Note: I do not simply want to check lang IDs = 1, such as
and "kbt".language_id = 1 AND (instead of OR) "kbtt".language_id = 1;
Because this results in 2 missing records from table 2 of language ID 1:
title | translated_topic | language_id | language_id
----------------+------------------+-------------+-------------
Le fav sujet | Fav The Topic | 1 | 91
Le fav sujet 2 | Fav The Topic 2 | 1 | 91
le bonjour | | 1 |
So, I've got it working... but is this performant?
SELECT title, "kbt".language_id
FROM knowledgebase_topics as "kbt"
INNER JOIN knowledgebase_topics_organizations as "kbto" on ("kbto".knowledgebase_topic_id = "kbt".id)
WHERE "kbto"."organization_id" = 1
AND to_tsvector("kbt".title) ## to_tsquery('le')
AND "kbt".language_id = 1
UNION ALL
SELECT translated_topic, "kbtt".language_id
FROM knowledgebase_topics_translations as "kbtt"
INNER JOIN knowledgebase_topics_organizations as "kbto" on ("kbto".knowledgebase_topic_id = "kbtt".id)

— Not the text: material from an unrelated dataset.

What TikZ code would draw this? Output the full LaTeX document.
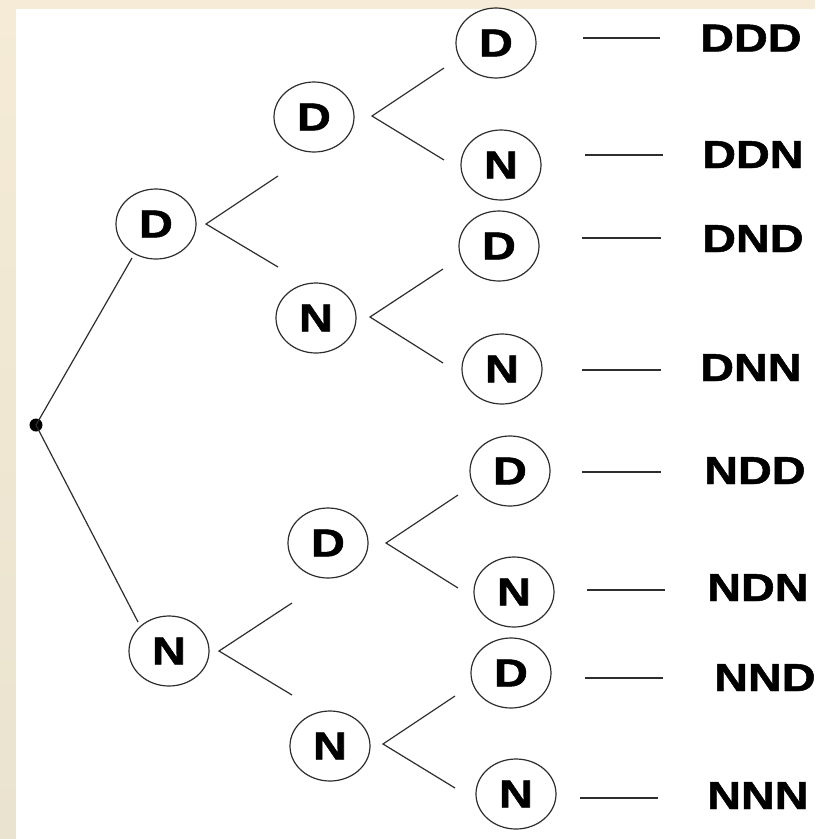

WHERE "kbto"."organization_id" = 1
AND to_tsvector("kbtt".translated_topic) ## to_tsquery('le')
AND "kbtt".language_id = 1;
Gives output:
title | language_id
----------------+-------------
le bonjour | 1
Le fav sujet | 1
Le fav sujet 2 | 1
Le sujet | 1
Le sujet 2 | 1
(5 rows)
Setting up an environment to answer the question
First, observe how we best describe the problem with concise DDL. Preferably in the future, you'll learn how to write questions like this..
CREATE TEMPORARY TABLE knowledgebase_topics AS
SELECT * FROM ( VALUES
(64,'The Topic',91),
(65,'The Topic 2',91),
(62,'Le fav sujet',1),
(63,'Le fav sujet 2',1),
(61,'le bonjour',1)
) AS t(knowledgebase_topic_id, title, language_id);
CREATE TEMPORARY TABLE knowledgebase_topics_translations AS
SELECT * FROM ( VALUES
('Le sujet' ,64,1 ),
('Le sujet 2' ,65,1 ),
('Fav The Topic' ,62,91 ),
('Fav The Topic 2',63,91 )
) AS t(translated_topic, knowledgebase_topic_id, language_id);
Then you need only tell us what you want and we can get a working environment up easily and answer your question. No English required! Easier on both of us.
The solution
Here we use a UNION ALL we wrap that in a SELECT so we can sort by id, and easily change in one place the language that you're looking for.
SELECT title, language_id
FROM (
SELECT knowledgebase_topic_id, title, language_id
FROM knowledgebase_topics
UNION ALL
SELECT knowledgebase_topic_id, translated_topic, language_id
FROM knowledgebase_topics_translations
) AS t(id, title, language_id)
WHERE language_id = 1
ORDER BY id;
Output
title │ language_id
────────────────┼─────────────
le bonjour │ 1
Le fav sujet │ 1
Le fav sujet 2 │ 1
Le sujet │ 1
Le sujet 2 │ 1
(5 rows)